The emergence and geographical expansion of Lyme disease into Canada are important issues for public health, and the monitoring of tick populations nationally is an expensive and logistical challenge for public health units. As Canada’s climate warms, the prevalence of Lyme and other vector-borne diseases is projected to increase.
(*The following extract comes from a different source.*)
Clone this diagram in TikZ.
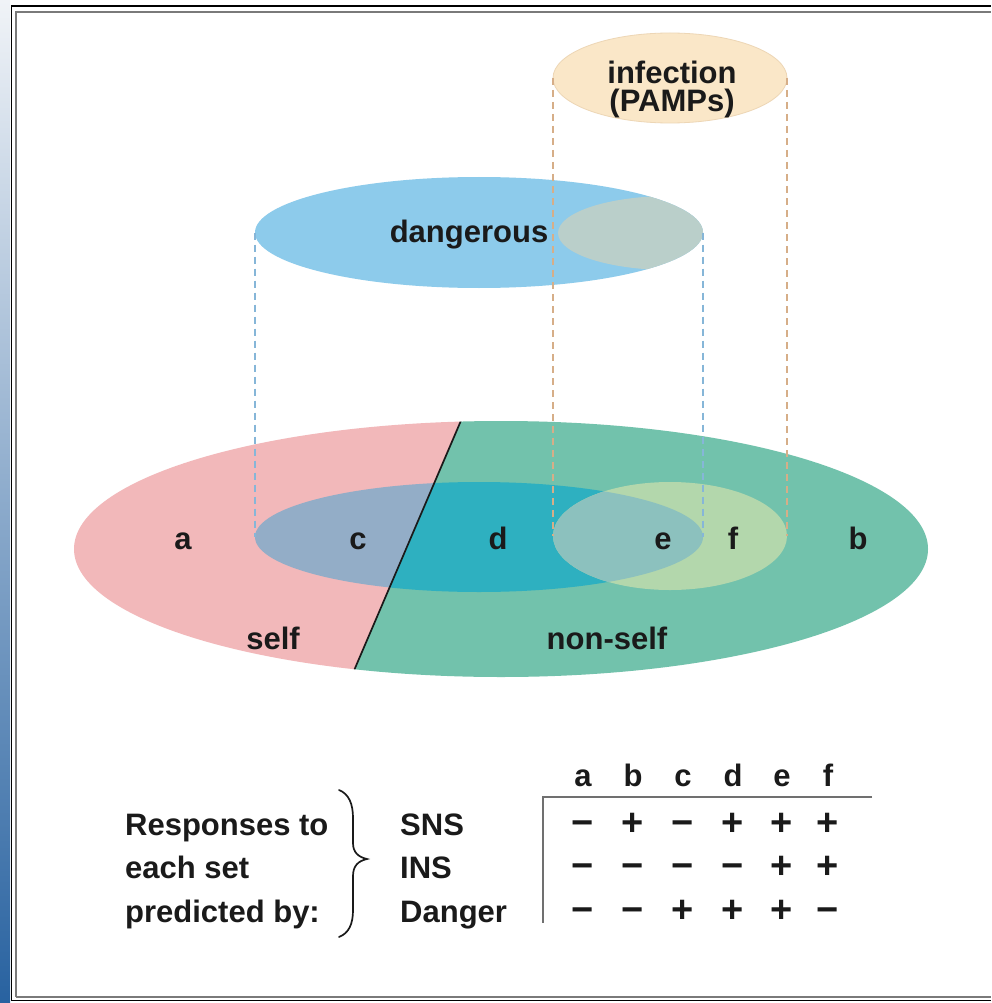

Lyme disease is an infectious disease spread through the bite of infected ticks. Two types of ticks that can spread Lyme disease are found in Canada: the Blacklegged tick or Deer tick (Ixodes scapularis) found in southeastern and south-central Canada, and the Western Blacklegged tick (Ixodes pacificus) found in British Columbia. Ticks become infected with Lyme disease bacteria by feeding on infected wild animals such as rodents and birds. White-footed mice and migratory birds, hosts for Blacklegged ticks, have been expanding their habitat northward at an accelerated pace due to warming temperatures in Canada, and as such, have brought Blacklegged ticks with them. Both immature ticks, called nymphs, and adult ticks can spread Lyme, and are the size of a poppy seed to a sesame seed. People who work outdoors or engage in outdoor activities are at greater risk of tick bites.
Lyme disease can cause mild to severe symptoms, including flu-like symptoms in early on-set cases, and can lead to severe headaches, facial paralysis, heart and neurological orders, and in rare cases death. Typically, infected ticks must feed for at least 24 hours before the bacteria can be transmitted, and early diagnosis increases the chance of successful treatment.